Exercise: Can the following stress field represent a possible solution of a static problem with zero body force for a homogeneous and isotropic linear elastic body?

$$T_{11} =\ c(X^2_2 + \nu (X^2_1 - X^2_2)),\ c = \ne 0,$$

$$T_{22} =\ c(X^2_1 + \nu (X^2_2 - X^2_1)),$$

$$T_{33} =\ c\nu (X^2_1 + X^2_2),$$

$$T_{12} =\ -2c\nu X_1X_2,\ T_{23} = T_{31} = 0.$$

Example: For a plane stress state, express the compatibility conditions in terms of a stress function.

Solution: Recall the second exercise given on page 4-9. For a plane stress state,

$$\begin{split}T_{11} =\ & \phi ,_{22}\ ,\ T_{22} = \phi ,_{11}... ...\ & \phi(X_1,X_2)\ ,\ T_{13} = T_{23} = T_{33} = 0. \end{split}$$ (5.6.7)

As was proved in that exercise, the stress field thus obtained from $\phi$ satisfies the equilibrium equations (5.6.4) for every choice of the function $\phi$. For this state of stress there is only one independent compatibility condition.
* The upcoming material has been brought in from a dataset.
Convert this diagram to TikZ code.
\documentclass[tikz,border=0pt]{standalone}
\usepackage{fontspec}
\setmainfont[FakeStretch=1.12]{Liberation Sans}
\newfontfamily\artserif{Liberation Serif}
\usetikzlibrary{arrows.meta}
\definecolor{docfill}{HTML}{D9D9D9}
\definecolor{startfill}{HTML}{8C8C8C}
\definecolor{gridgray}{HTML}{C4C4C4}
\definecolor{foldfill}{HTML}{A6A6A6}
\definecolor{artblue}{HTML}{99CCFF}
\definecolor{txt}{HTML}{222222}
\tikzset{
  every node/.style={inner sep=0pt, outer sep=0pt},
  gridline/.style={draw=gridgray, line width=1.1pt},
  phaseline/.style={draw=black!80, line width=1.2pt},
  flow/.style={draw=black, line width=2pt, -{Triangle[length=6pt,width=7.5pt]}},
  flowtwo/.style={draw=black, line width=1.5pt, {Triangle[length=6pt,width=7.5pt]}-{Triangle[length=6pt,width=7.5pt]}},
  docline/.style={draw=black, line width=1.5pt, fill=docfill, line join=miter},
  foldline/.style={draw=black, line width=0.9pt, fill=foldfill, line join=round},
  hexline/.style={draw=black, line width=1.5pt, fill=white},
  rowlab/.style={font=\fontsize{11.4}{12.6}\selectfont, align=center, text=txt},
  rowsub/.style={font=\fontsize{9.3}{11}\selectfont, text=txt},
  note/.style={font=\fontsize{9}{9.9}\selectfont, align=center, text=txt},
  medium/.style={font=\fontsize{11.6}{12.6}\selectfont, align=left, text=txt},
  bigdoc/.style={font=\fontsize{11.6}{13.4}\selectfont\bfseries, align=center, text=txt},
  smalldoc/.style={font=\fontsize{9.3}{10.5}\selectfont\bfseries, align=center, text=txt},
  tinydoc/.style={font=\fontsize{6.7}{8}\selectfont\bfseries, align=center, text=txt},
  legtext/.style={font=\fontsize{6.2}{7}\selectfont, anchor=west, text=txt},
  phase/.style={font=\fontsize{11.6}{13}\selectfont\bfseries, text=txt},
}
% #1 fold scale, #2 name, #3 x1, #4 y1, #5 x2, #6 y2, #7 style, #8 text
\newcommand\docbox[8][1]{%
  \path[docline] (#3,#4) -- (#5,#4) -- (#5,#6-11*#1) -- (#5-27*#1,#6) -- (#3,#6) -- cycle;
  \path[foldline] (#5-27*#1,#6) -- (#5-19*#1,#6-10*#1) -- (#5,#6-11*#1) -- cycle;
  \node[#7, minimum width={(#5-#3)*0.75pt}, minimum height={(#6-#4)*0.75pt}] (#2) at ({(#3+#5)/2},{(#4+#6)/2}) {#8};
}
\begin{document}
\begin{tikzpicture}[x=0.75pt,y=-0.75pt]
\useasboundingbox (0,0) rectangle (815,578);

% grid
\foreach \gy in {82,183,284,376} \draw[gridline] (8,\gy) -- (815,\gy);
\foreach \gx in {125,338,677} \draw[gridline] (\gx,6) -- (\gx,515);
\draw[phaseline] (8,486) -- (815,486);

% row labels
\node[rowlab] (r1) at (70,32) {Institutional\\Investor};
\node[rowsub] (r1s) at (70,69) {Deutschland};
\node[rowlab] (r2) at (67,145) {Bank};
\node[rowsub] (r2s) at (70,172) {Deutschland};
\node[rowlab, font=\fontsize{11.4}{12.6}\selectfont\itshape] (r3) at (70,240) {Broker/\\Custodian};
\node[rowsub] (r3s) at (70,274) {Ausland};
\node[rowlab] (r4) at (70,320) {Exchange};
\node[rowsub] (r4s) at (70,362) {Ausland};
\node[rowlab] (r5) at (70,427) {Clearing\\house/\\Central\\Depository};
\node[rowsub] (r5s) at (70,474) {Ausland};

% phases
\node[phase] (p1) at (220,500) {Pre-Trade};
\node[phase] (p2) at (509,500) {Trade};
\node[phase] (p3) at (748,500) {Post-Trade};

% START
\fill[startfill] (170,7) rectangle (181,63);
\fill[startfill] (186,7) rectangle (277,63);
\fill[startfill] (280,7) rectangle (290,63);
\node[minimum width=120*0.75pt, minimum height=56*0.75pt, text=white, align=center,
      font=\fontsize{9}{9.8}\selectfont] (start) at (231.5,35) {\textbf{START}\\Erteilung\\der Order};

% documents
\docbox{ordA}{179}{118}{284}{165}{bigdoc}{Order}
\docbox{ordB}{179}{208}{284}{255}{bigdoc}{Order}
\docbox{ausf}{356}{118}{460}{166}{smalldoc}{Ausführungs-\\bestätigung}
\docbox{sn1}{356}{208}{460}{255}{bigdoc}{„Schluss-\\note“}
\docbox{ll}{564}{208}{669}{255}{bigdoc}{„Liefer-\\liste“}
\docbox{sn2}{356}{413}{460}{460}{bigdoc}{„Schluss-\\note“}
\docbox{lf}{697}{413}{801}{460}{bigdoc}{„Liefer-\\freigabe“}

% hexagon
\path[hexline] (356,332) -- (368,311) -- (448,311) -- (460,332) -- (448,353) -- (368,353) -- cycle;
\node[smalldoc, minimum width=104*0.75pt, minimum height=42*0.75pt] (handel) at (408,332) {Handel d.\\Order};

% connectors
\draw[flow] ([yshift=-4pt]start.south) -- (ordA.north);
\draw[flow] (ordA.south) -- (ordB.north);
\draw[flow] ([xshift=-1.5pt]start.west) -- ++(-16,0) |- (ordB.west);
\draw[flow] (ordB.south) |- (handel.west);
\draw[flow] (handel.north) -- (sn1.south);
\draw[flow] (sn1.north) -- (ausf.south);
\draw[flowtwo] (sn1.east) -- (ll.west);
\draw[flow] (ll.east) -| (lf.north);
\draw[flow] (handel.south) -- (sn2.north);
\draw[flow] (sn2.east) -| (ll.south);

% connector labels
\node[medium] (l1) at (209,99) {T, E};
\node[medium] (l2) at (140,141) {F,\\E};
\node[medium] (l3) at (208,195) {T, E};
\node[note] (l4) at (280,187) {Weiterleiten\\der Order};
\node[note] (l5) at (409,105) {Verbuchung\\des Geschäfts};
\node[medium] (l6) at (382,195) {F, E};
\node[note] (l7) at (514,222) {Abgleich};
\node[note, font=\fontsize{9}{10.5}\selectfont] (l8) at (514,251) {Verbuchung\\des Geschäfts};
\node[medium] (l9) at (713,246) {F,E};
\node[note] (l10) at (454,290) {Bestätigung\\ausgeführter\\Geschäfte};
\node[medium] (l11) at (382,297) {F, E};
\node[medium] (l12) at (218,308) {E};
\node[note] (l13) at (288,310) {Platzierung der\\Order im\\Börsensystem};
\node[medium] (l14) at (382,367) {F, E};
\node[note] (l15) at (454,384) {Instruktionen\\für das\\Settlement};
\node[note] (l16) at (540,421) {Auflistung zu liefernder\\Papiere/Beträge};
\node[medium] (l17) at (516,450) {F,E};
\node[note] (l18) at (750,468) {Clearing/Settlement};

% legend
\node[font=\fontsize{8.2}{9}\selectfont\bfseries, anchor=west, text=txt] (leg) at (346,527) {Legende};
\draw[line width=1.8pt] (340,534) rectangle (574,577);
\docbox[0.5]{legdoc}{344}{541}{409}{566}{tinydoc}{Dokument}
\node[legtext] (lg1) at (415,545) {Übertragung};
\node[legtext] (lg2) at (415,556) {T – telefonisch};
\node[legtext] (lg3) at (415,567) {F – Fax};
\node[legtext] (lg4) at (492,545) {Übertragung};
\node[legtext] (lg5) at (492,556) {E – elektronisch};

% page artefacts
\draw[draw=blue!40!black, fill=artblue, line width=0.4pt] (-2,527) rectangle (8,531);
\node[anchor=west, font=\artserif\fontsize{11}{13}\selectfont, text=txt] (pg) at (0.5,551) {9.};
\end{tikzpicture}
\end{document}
This we obtain from (5.6.6) by setting $i=j$ and summing over the repeated index. The result is

$$T_{ii,kk} = 0.$$ (5.6.8)

Now substitution from (5.6.7) into (5.6.8) gives

$$(\phi_{,22} + \phi_{,11})_{,11} + (\phi_{,22} + \phi_{,11})_{,22} = 0$$

or

$$\nabla^2 (\nabla^2\phi) = \nabla^4\phi = 0.$$ (5.6.9)
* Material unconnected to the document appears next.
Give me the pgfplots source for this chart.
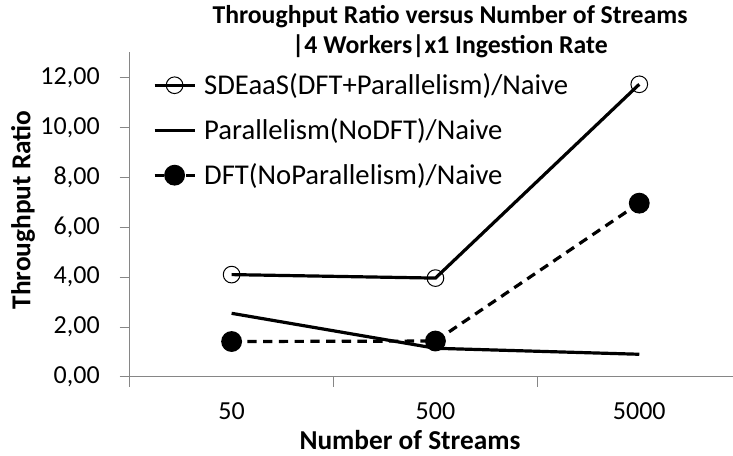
\documentclass[border=0pt]{standalone}
\usepackage{fontspec}
\setmainfont{Carlito}
\usepackage{pgfplots}
\pgfplotsset{compat=1.18}
\definecolor{axgray}{RGB}{134,134,134}
\newcommand{\fs}{\fontsize{19.5}{23}\selectfont}
\newcommand{\fl}{\fontsize{21.5}{25}\selectfont}
\newcommand{\fa}{\fontsize{20.5}{24}\selectfont}
\newcommand{\fst}{\fontsize{19.3}{22.5}\selectfont}
\begin{document}
\begin{tikzpicture}[x=0.75pt,y=0.75pt]
\path[use as bounding box] (0,0) rectangle (733,456);
\begin{axis}[
  at={(97.275pt,59.25pt)}, anchor=south west,
  scale only axis, width=452.5pt, height=243.5pt,
  xmin=-0.5, xmax=2.46, ymin=0, ymax=13,
  axis lines*=left,
  axis line style={axgray, line width=0.75pt},
  tick style={axgray, line width=0.75pt},
  tick align=outside, major tick length=7.5pt,
  ytick={0,2,4,6,8,10,12},
  xtick={-0.5,0.5,1.5}, xticklabels={,,},
  extra x ticks={0,1,2}, extra x tick labels={50,500,5000},
  extra x tick style={major tick length=0pt},
  xticklabel style={font=\fs, text=black, anchor=north, inner sep=0pt, yshift=-19.2pt},
  yticklabel style={font=\fs, text=black, anchor=east, inner sep=0pt, xshift=-14.8pt,
    /pgf/number format/.cd, fixed, fixed zerofill, precision=2, use comma, assume math mode=true},
  legend style={draw=none, fill=none, font=\fl, inner sep=0pt, outer sep=0pt,
    at={(rel axis cs:0.0386,0.934)}, anchor=north west, row sep=16.5pt,
    nodes={inner sep=0pt}, column sep=6pt},
  legend cell align=left,
  legend image code/.code={\draw[mark repeat=2,mark phase=2,#1] plot coordinates {(0pt,0pt) (15pt,0pt) (30pt,0pt)};},
  clip=false,
]
\addplot[black, line width=2.4pt, mark=o, mark size=6.25pt, mark options={line width=0.75pt, solid}]
  coordinates {(0,4.10) (1,3.96) (2,11.72)};
\addlegendentry{SDEaaS(DFT+Parallelism)/Naive}
\addplot[black, line width=2.4pt]
  coordinates {(0,2.55) (1,1.15) (2,0.91)};
\addlegendentry{Parallelism(NoDFT)/Naive}
\addplot[black, line width=2.4pt, dash pattern=on 7pt off 4.8pt, mark=*, mark size=6.6pt, mark options={solid}]
  coordinates {(0,1.42) (1,1.44) (2,6.96)};
\addlegendentry{DFT(NoParallelism)/Naive}
\end{axis}
\node[font=\fst\bfseries, align=center] at (450,424) {Throughput Ratio versus Number of Streams\\|4 Workers|x1 Ingestion Rate};
\node[font=\fa\bfseries, rotate=90] at (23,246) {Throughput Ratio};
\node[font=\fa\bfseries] at (410,16) {Number of Streams};
\end{tikzpicture}
\end{document}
Thus the problem of solving a static plane stress problem reduces to finding a solution of (5.6.9) under the appropriate boundary conditions.
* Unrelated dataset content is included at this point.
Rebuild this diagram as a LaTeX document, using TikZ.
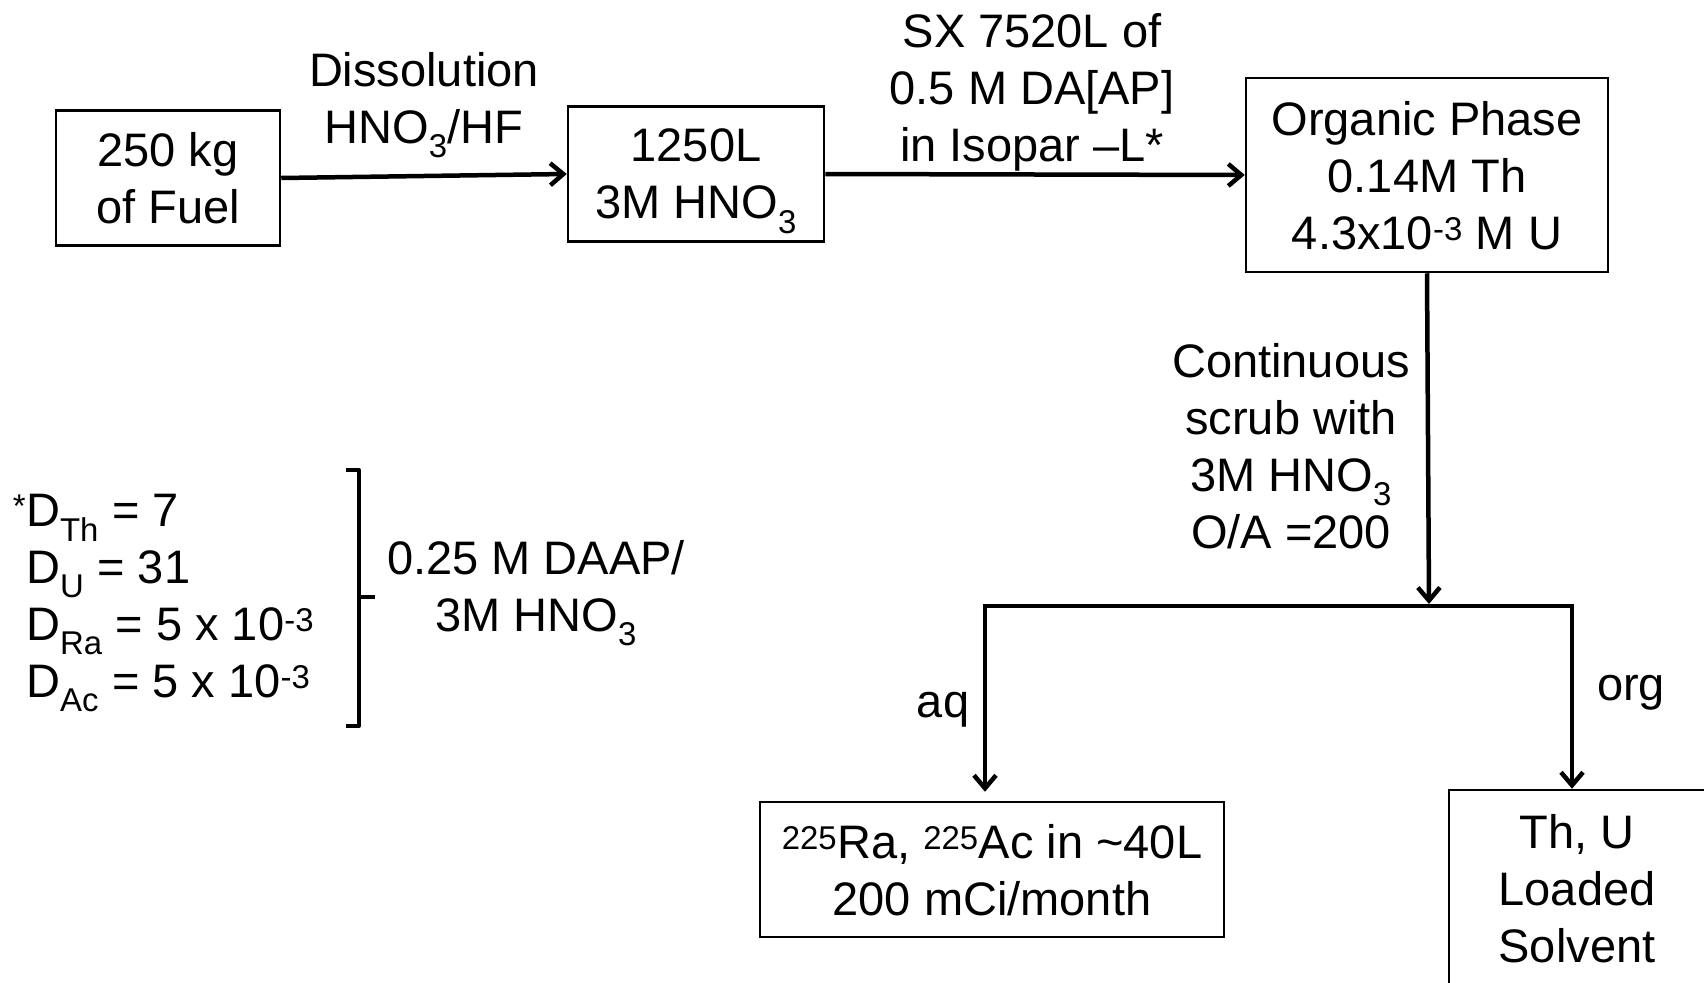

Exercise: Show that for plane strain problems (i.e., those for which $u_1 = u_1 (X_1,X_2),\ u_2 = u_2 (X_1,X_2), u_3 = 0)$ with zero body force there is only one independent compatibility condition in terms of the components of the stress and this can be written as

$$\nabla^2 (T_{11} + T_{22}) = 0.$$ (5.6.10)

Exercise: (a) Simplify the equations of equilibrium with zero body force for plane strain problems. (b) Introduce a function

$$\phi (X_1,X_2)\ \ T_{11} = \phi_{,22};\ T_{22} = \phi_{,11};\ T_{12} = -\phi_{,12}.$$ (5.6.11)

Will this stress distribution satisfy the equilibrium equations obtained in part (a)?

Note that for plane strain case $T_{33}$ need not and, in general, will not vanish. If we substitute the stress field given by (5.6.11) into (5.6.10) we arrive at (5.6.9). Thus the task of finding a solution of a static plane strain problem also reduces to that of finding a solution of (5.6.9) which satisfies the pertinent boundary conditions.